Tips for Adopting Integrative Practice (Integrative Inquiry, Application of Knowledge, Self-Reflection)

  • Self-reflection tasks offer excellent ways for students to connect knowledge from an existing course to other disciplinary areas and/or to community and civic contexts. Self-reflection works best when connected to syllabus/discipline/college learning outcomes. It can take the form of a single assignment such as a short reflective essay or video; a module in which students iteratively engage in articulating what they have learned, why that knowledge is significant both to them and to one or more other communities, and how such learning will transform their actions going forward; a larger project (e.g. an electronic portfolio) via which students narrate and analyze their path through learning a particular topic and connect it to development goals, whether related to their major, their career plans, or their personal growth.

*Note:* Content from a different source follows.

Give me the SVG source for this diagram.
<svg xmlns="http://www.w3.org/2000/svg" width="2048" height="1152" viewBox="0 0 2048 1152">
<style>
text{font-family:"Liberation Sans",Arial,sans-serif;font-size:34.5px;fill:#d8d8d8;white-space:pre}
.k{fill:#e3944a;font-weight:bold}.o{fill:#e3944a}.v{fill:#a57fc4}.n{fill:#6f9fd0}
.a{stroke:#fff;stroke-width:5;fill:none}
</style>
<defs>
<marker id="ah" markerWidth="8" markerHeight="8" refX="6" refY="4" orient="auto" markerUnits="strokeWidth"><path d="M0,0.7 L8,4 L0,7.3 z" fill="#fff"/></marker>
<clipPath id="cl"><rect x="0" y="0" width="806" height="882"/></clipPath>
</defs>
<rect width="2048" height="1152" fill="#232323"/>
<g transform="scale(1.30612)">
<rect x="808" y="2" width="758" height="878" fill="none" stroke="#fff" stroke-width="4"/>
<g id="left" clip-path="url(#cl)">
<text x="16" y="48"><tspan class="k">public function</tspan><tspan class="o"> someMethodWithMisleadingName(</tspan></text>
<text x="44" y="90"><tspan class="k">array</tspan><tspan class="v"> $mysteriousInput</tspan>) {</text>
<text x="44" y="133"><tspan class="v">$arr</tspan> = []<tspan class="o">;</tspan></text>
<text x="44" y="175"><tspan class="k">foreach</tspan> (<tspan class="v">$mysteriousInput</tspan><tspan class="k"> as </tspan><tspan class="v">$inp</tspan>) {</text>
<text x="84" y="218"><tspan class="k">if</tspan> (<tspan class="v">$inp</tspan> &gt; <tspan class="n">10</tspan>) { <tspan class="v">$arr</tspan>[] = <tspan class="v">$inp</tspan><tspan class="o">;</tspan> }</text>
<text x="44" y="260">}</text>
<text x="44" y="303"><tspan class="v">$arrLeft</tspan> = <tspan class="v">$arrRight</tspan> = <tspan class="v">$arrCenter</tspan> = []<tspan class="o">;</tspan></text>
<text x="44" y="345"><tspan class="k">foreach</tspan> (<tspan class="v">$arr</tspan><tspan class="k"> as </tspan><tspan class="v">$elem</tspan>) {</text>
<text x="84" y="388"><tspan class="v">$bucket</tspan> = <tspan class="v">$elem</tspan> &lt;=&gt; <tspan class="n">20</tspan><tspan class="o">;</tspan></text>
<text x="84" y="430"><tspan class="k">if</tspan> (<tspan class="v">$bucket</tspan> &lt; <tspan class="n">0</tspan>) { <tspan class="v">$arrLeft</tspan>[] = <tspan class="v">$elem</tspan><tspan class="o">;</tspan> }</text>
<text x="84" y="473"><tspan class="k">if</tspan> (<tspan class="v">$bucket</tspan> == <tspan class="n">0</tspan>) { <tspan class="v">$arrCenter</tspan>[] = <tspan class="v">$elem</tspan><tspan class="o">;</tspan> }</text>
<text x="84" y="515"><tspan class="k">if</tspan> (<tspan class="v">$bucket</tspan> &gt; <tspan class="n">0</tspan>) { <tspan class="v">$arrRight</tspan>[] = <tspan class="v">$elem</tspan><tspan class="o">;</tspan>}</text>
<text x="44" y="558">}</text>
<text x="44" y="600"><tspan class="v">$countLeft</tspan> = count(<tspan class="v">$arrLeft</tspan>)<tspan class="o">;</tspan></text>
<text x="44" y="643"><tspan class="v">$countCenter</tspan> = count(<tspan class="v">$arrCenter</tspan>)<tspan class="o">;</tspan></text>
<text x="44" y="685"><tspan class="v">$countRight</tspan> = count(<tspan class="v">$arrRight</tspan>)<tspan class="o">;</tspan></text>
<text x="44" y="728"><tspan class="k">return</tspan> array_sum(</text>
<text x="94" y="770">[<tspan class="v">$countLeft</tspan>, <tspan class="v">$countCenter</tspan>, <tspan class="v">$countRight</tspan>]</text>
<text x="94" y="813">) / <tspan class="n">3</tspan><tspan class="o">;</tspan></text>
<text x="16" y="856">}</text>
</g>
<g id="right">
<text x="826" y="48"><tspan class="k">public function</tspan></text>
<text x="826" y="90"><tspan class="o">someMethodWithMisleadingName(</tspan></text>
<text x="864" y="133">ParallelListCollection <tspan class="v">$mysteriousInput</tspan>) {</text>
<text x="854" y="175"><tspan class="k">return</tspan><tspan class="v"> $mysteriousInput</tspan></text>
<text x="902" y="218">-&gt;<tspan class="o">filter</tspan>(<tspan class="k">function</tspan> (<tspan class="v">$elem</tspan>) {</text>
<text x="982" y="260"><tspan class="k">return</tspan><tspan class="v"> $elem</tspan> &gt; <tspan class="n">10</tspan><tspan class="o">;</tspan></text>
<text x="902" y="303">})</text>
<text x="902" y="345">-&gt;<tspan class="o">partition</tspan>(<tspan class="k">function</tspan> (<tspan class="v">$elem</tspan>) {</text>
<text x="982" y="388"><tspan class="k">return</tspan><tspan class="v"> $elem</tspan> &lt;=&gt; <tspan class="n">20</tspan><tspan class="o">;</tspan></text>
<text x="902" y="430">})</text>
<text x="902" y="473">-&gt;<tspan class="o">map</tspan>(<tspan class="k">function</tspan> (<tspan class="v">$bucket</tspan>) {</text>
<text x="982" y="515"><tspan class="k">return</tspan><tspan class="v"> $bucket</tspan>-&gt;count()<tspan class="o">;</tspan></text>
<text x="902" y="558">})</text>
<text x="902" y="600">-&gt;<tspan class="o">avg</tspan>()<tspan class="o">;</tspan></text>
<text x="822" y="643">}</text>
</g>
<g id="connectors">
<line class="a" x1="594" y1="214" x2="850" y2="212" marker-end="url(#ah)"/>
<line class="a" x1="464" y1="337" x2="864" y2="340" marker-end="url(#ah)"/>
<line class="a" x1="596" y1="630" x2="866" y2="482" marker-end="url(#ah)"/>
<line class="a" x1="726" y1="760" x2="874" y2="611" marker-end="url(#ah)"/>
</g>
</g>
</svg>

To nimbly add self-reflection, use this Canvas-based Self-Reflection module, adapted from Dr. Jess Fenn/Study Abroad. 

  • Case study work can be completed remotely, whether in conversation with community partners or by using existing data sets and research. (The University at Buffalo has some great examples.) A faculty member can either identify an existing problem/challenge related to a course's discipline or assign students working in smaller, virtual discussion pods to identify such problems/challenges. Students can then apply what they have learned in this course - and, explicitly, other disciplines - that might help them solve the problem, and produce an assignment such as a report in which they offer potential solutions (including areas for further research) and reflect on their strengths. (Such solutions-oriented assignments can also effectively incorporate self-reflection.) This approach involves students in the application of knowledge as well as integrative inquiry.

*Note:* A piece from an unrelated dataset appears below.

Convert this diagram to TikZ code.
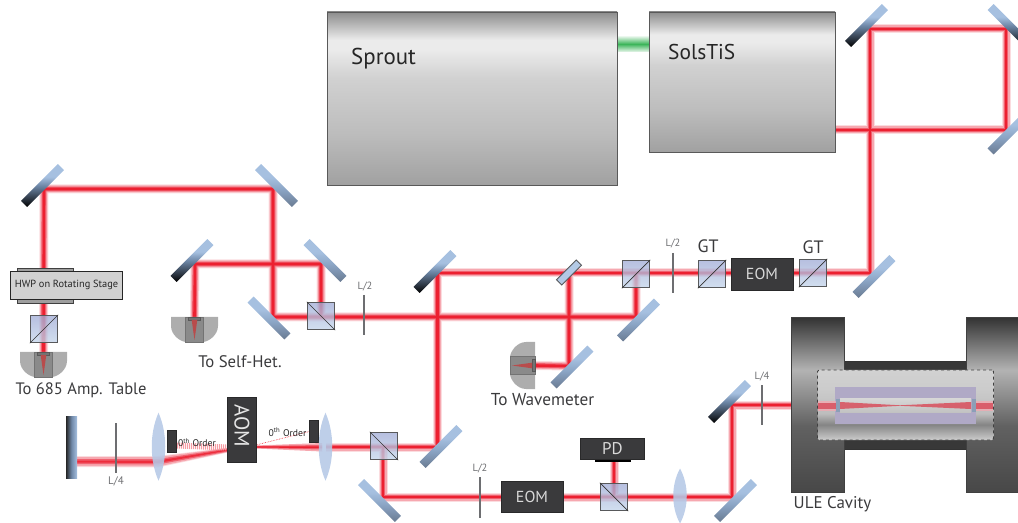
\documentclass[tikz,border=0pt]{standalone}
\usepackage{fontspec}
\setmainfont{PT Sans}
\usetikzlibrary{calc}
\pgfdeclarelayer{beams}
\pgfsetlayers{beams,main}
\definecolor{halo}{HTML}{FBDCDF}
\definecolor{halob}{HTML}{F6A8B0}
\definecolor{mid}{HTML}{F0606E}
\definecolor{core}{HTML}{EC2030}
\definecolor{mblue}{HTML}{A6C0E0}
\definecolor{mslate}{HTML}{6A7B92}
\definecolor{mmid}{HTML}{6F88A8}
\definecolor{boxdark}{HTML}{3A3A3C}
\definecolor{edge}{HTML}{58595B}
\definecolor{lensblue}{HTML}{B5C8E6}
\definecolor{txt}{HTML}{3A3A3C}
\definecolor{wpgrey}{HTML}{6D6E71}
\definecolor{spacerc}{HTML}{B0A9C6}
\definecolor{greenc}{HTML}{3CB55A}
\pgfdeclareverticalshading{mirblack}{100bp}{color(0bp)=(black);color(25bp)=(black);color(32bp)=(black!70!mmid);color(50bp)=(mmid);color(60bp)=(mblue);color(100bp)=(mblue)}
\pgfdeclareverticalshading{mirslate}{100bp}{color(0bp)=(mslate);color(25bp)=(mslate);color(45bp)=(mmid!50!mblue);color(60bp)=(mblue);color(100bp)=(mblue)}
\pgfdeclareverticalshading{housing}{100bp}{color(0bp)=(black!37);color(25bp)=(black!37);color(40bp)=(black!26);color(56bp)=(black!18);color(64bp)=(black!8);color(67bp)=(black!8);color(75bp)=(black!45);color(100bp)=(black!45)}
\pgfdeclareverticalshading{flange}{100bp}{color(0bp)=(black!72);color(25bp)=(black!72);color(44bp)=(black!62);color(60bp)=(black!30);color(75bp)=(black!80);color(100bp)=(black!80)}
\pgfdeclareverticalshading{insetsh}{100bp}{color(0bp)=(black!20);color(25bp)=(black!20);color(36bp)=(black!48);color(44bp)=(black!26);color(62bp)=(black!20);color(75bp)=(black!18);color(100bp)=(black!18)}
\tikzset{
  x=1bp,y=-1bp,
  beamwide/.style={draw=halo,line width=9bp,line join=miter},
  beamwideb/.style={draw=halob,line width=7bp,line join=miter},
  beammid/.style={draw=mid,line width=4.8bp,line join=miter},
  beamcore/.style={draw=core,line width=2.6bp,line join=miter},
  mirrorbar/.style={rectangle,inner sep=0pt,minimum width=52bp,minimum height=8.5bp},
  bscube/.style={rectangle,inner sep=0pt,minimum width=27.5bp,minimum height=27.5bp,draw=edge,line width=.9bp,top color=mblue!90!violet,bottom color=mblue!65!white,fill opacity=.78},
  darkbox/.style={rectangle,inner sep=0pt,fill=boxdark,draw=boxdark!70!black,line width=.8bp,text=black!15,align=center},
  plate/.style={draw=wpgrey,line width=1.3bp},
  wplab/.style={font=\fontsize{10.5}{12}\selectfont,text=wpgrey,inner sep=0pt},
  lab/.style={font=\fontsize{16.8}{20}\selectfont,text=txt,inner sep=0pt},
  gtlab/.style={font=\fontsize{18}{20}\selectfont,text=txt,inner sep=0pt},
  ordlab/.style={font=\fontsize{9.7}{11}\selectfont,text=black!85,inner sep=0pt},
  lensshape/.style={fill=lensblue,fill opacity=.88,draw=none},
}
% name, x, y, rotation (top of bar is the blue face), shading
\newcommand\mirr[5]{\node[mirrorbar,rotate=#4,shading=#5] (#1) at (#2,#3) {};}
\newcommand\bcube[4]{\node[bscube] (#1) at (#2,#3) {};
  \ifnum#4=1 \draw[black!80,line width=.7bp] (#1.south west)--(#1.north east);\else \draw[black!80,line width=.7bp] (#1.north west)--(#1.south east);\fi}
\newcommand\lens[4]{\coordinate (#1) at (#2,#3);
  \path[lensshape] ($(#1)+(0,-#4)$) .. controls ($(#1)+(9,-#4*.4)$) and ($(#1)+(9,#4*.4)$) .. ($(#1)+(0,#4)$) .. controls ($(#1)+(-9,#4*.4)$) and ($(#1)+(-9,-#4*.4)$) .. cycle;}
\newcommand\detector[4]{%
  \begin{scope}[shift={(#2,#3)},rotate=#4]
    \coordinate (#1) at (0,0);
    \fill[black!32] (-23.5,0)--(23.5,0)--(23.5,9) .. controls (23.5,18) and (14,25) .. (8,25)--(-8,25) .. controls (-14,25) and (-23.5,18) .. (-23.5,9)--cycle;
    \fill[black!46,draw=black!55,line width=.5bp] (-9,0) rectangle (9,25);
    \fill[black!55,draw=black!65,line width=.4bp] (-6,0) rectangle (6,3);
    \fill[red!60!black!70] (-2.8,3)--(2.8,3)--(0,23)--cycle;
  \end{scope}}
\begin{document}
\begin{tikzpicture}
\clip (0,0) rectangle (1018,523);
\useasboundingbox (0,0) rectangle (1018,523);

% Lasers
\node[rectangle,inner sep=0pt,minimum width=290bp,minimum height=173bp,draw=black!65,line width=.8bp,shading=housing] (sprout) at (472,98.5) {};
\node[anchor=west,font=\fontsize{23}{26}\selectfont,text=black!85,inner sep=0pt] (sproutl) at (351,58.5) {Sprout};
\node[rectangle,inner sep=0pt,minimum width=186bp,minimum height=140bp,draw=black!65,line width=.8bp,shading=housing] (solstis) at (742,82) {};
\node[anchor=west,font=\fontsize{21.5}{26}\selectfont,text=black!85,inner sep=0pt] (solstisl) at (668,52) {SolsTiS};

% Mirrors
\mirr{m1}{42.5}{185.5}{225}{mirblack}
\mirr{m2}{276.5}{185.5}{135}{mirslate}
\mirr{m3}{192}{260.5}{225}{mirblack}
\mirr{m4}{325}{260.5}{135}{mirslate}
\mirr{m5}{269}{318}{-45}{mirslate}
\mirr{m6}{435}{271.5}{225}{mirblack}
\mirr{m7}{441}{446.5}{45}{mirslate}
\mirr{m8}{638.5}{320}{45}{mirslate}
\mirr{m9}{572}{367}{45}{mirslate}
\mirr{m10}{874}{276.5}{45}{mirslate}
\mirr{m11}{866.5}{25.5}{225}{mirblack}
\mirr{m12}{1009}{25.5}{135}{mirblack}
\mirr{m13}{1009}{133}{45}{mirslate}
\mirr{m14}{379.5}{500.5}{-45}{mirslate}
\mirr{m15}{735.5}{500.5}{45}{mirslate}
\mirr{m16}{729.5}{401.5}{225}{mirblack}
\node[rectangle,inner sep=0pt,minimum width=11bp,minimum height=62bp,left color=black!85,right color=mblue,middle color=mmid] (endm) at (71.5,447) {};

% Beam corners
\coordinate (h1) at (1006,130);
\coordinate (h2) at (1006,29);
\coordinate (h3) at (870,29);
\coordinate (h4) at (870,273);
\coordinate (h5) at (437.5,273);
\coordinate (h6) at (437.5,447);
\coordinate (h7) at (383,497);
\coordinate (h8) at (732,497);
\coordinate (h9) at (732,405);
\coordinate (h10) at (636,317);
\coordinate (h11) at (273,317);
\coordinate (h12) at (273,189);
\coordinate (h13) at (44,189);
\coordinate (h14) at (321,264);
\coordinate (h15) at (195,264);
\coordinate (h16) at (569,366);

% Cavity
\node[rectangle,inner sep=0pt,minimum width=125bp,minimum height=88bp,draw=black!80,line width=.8bp,fill=black!78] (cavbody) at (905,405) {};
\node[rectangle,inner sep=0pt,minimum width=53bp,minimum height=175bp,draw=black!75,line width=.8bp,shading=flange] (flangeL) at (818,405) {};
\node[rectangle,inner sep=0pt,minimum width=53bp,minimum height=175bp,draw=black!75,line width=.8bp,shading=flange] (flangeR) at (992.5,405) {};
\node[rectangle,inner sep=0pt,rounded corners=1.5bp,minimum width=176bp,minimum height=70bp,draw=black!75,dashed,line width=.9bp,shading=insetsh] (inset) at (905.5,405) {};
\node[rectangle,inner sep=0pt,minimum width=141bp,minimum height=37bp,fill=spacerc] (spacer) at (905.5,405.5) {};
\node[rectangle,inner sep=0pt,minimum width=131bp,minimum height=13.5bp,top color=black!16,bottom color=black!24] (bore) at (905.5,405.5) {};
\fill[halob,opacity=.7] (817.5,400.5) rectangle (836,411);
\fill[halob,opacity=.7] (975,400.5) rectangle (993,411);
\fill[mid!90!black,opacity=.9] (840,402)--(900,405.3)--(971,402)--(971,409)--(900,405.8)--(840,409)--cycle;
\fill[mid!90!black,opacity=.9] (817.5,402.5) rectangle (836,409);
\fill[mid!90!black,opacity=.9] (975,402.5) rectangle (993,409);
\node[rectangle,inner sep=0pt,minimum width=4bp,minimum height=13bp,fill=mblue!80!black!95] (cm1) at (838,405.5) {};
\node[rectangle,inner sep=0pt,minimum width=4bp,minimum height=13bp,fill=mblue!80!black!95] (cm2) at (973.5,405.5) {};
\node[lab,font=\fontsize{17}{20}\selectfont] (cavl) at (832.5,504) {ULE Cavity};

% Beam splitter cubes
\bcube{gt2}{813}{273}{1}
\bcube{gt1}{712}{274}{1}
\bcube{pbs1}{636}{274}{1}
\bcube{pbs2}{321}{316}{0}
\bcube{pbs3}{44}{329}{1}
\bcube{pbs4}{384}{446}{0}
\bcube{pbs5}{614}{497}{0}
\node[gtlab] (gt2l) at (813,247) {GT};
\node[gtlab] (gt1l) at (708,246) {GT};

% Pick-off
\node[rectangle,inner sep=0pt,minimum width=28bp,minimum height=7.5bp,rotate=45,draw=edge,line width=.8bp,fill=mblue!85!white] (pick) at (569,272.5) {};

% EOMs, PD, AOM
\node[darkbox,minimum width=62bp,minimum height=32bp,font=\fontsize{16}{18}\selectfont] (eom1) at (762,274) {EOM};
\node[darkbox,minimum width=62bp,minimum height=31bp,font=\fontsize{16}{18}\selectfont] (eom2) at (532,497) {EOM};
\fill[black] (595,459) rectangle (631,462);
\node[darkbox,minimum width=63.5bp,minimum height=21bp,font=\fontsize{17}{20}\selectfont] (pd) at (612.5,449) {PD};
\coordinate (pdb) at (614,461);
\node[darkbox,minimum width=28.5bp,minimum height=65.5bp] (aom) at (242,430) {};
\node[rotate=-90,text=black!10,font=\fontsize{21}{22}\selectfont,inner sep=0pt] (aoml) at (242,426) {AOM};
\node[darkbox,minimum width=8.5bp,minimum height=22bp] (blk1) at (172,441.7) {};
\node[darkbox,minimum width=8.5bp,minimum height=22bp] (blk2) at (314,431.5) {};
\node[ordlab] (ord1) at (197,442.7) {0\textsuperscript{th} Order};
\node[ordlab] (ord2) at (287.5,432) {0\textsuperscript{th} Order};

% Lenses
\lens{l1}{158.5}{446.7}{34}
\lens{l2}{325.5}{446.7}{34}
\lens{l3}{680}{496}{27.5}

% Wave plates
\coordinate (wa) at (364,295);\coordinate (wb) at (364,335);\draw[plate] (wa)--(wb);
\node[wplab] (wl1) at (365,287) {L/2};
\coordinate (wc) at (673,253);\coordinate (wd) at (673,293);\draw[plate] (wc)--(wd);
\node[wplab] (wl2) at (673,244) {L/2};
\coordinate (we) at (480,477);\coordinate (wf) at (480,518);\draw[plate] (we)--(wf);
\node[wplab] (wl3) at (480,469) {L/2};
\coordinate (wg) at (762,385);\coordinate (wh) at (762,425);\draw[plate] (wg)--(wh);
\node[wplab] (wl4) at (762,377) {L/4};
\coordinate (wi) at (116,423);\coordinate (wj) at (116,473);\draw[plate] (wi)--(wj);
\node[wplab,font=\fontsize{11}{12}\selectfont] (wl5) at (116,481) {L/4};

% HWP stage
\node[rectangle,inner sep=0pt,minimum width=56bp,minimum height=35bp,fill=black!38,draw=black!75,line width=.7bp] (stagetab) at (45,285.5) {};
\node[rectangle,inner sep=0pt,minimum width=111bp,minimum height=28.5bp,fill=black!18,draw=black!85,line width=1bp,font=\fontsize{10.4}{12}\selectfont,text=black!85] (stage) at (66.5,285.3) {HWP on Rotating Stage};

% Detectors
\detector{d1}{43.5}{352}{0}
\detector{d2}{194.5}{317}{0}
\detector{d3}{535}{365.5}{-90}

% Labels
\node[lab,font=\fontsize{16.6}{20}\selectfont] (dl1) at (81,390) {To 685 Amp. Table};
\node[lab] (dl2) at (240,362) {To Self-Het.};
\node[lab,font=\fontsize{17.3}{20}\selectfont] (dl3) at (542.5,400) {To Wavemeter};

% Beams under everything
\begin{pgfonlayer}{beams}
\foreach \st in {beamwide,beamwideb,beammid,beamcore}{
  \draw[\st] (solstis.east |- h1)--(h1)--(h2)--(h3)--(h4)--(h5)--(h6)--(h6 -| pbs4.center);
  \draw[\st] (h6 -| h7)--(h7)--(h8)--(h9)--(flangeL.west |- h9);
  \draw[\st] (h6 -| pbs4.center)--(h6 -| l2);
  \draw[\st] (pick.center |- h5)--(h16)--(d3);
  \draw[\st] (h4 -| pbs1.center)--(h10)--(h11)--(h12)--(h13)--(d1);
  \draw[\st] (h10 -| pbs2.center)--(h14)--(h15)--(d2);
  \draw[\st] (pbs5.center)--(pdb);
}
% Beam through the AOM arm
\fill[halo] (77,456)--(158,456)--(228,447.5)--(228,452.5)--(158,467.5)--(77,467)--cycle;
\fill[halob] (77,457)--(158,457)--(228,448)--(228,452)--(158,466.5)--(77,466)--cycle;
\fill[mid] (77,459)--(158,459)--(228,448.5)--(228,451.5)--(158,464.5)--(77,464)--cycle;
\fill[core!80!mid] (77,460.5)--(158,460.5)--(228,449.5)--(228,450.5)--(158,463)--(77,462.5)--cycle;
\fill[halob] (256,445.5)--(322,443)--(322,451.5)--(256,448.5)--cycle;
\fill[mid] (256,446)--(322,445)--(322,449.5)--(256,448)--cycle;
\fill[core] (256,446.5)--(322,446.3)--(322,448.2)--(256,447.5)--cycle;
\draw[core!45!white,line width=6bp,dash pattern=on 1bp off 1bp] (177,445.5)--(228,447.5);
\draw[core,line width=.6bp,densely dotted] (256,445)--(blk2.west);
% Green pump
\node[rectangle,inner sep=0pt,minimum width=32bp,minimum height=16bp,top color=greenc!10!white,bottom color=greenc!10!white,middle color=greenc] (pump) at (633,44) {};
\end{pgfonlayer}
\end{tikzpicture}
\end{document}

To nimbly add case study work, adopt or adapt the Digital Online Modules for Environmental Studies (DOMES) created by Drs. Karleen West and Suann Yang and based in KnightScholar.

  • Harnessing students' liberal arts knowledge by turning them into student-teachers and teacher-students within a class that now exists online allows them to deepen their own and others' knowledge of an existing course: we learn not only by doing but by articulating - and by teaching. Ask students to identify a key topic on the syllabus which they feel they can explain to others via making a synthetic connection to knowledge gained outside the classroom: in a minor, general education course, work-related or co-curricular context, etc. Assign each student the task of explaining the course topic by creating online materials - whether text, audio or visual - that teach the knowledge that's new to the course, explain the connection to the syllabus topic, and identify a link to syllabus or discipline learning outcomes.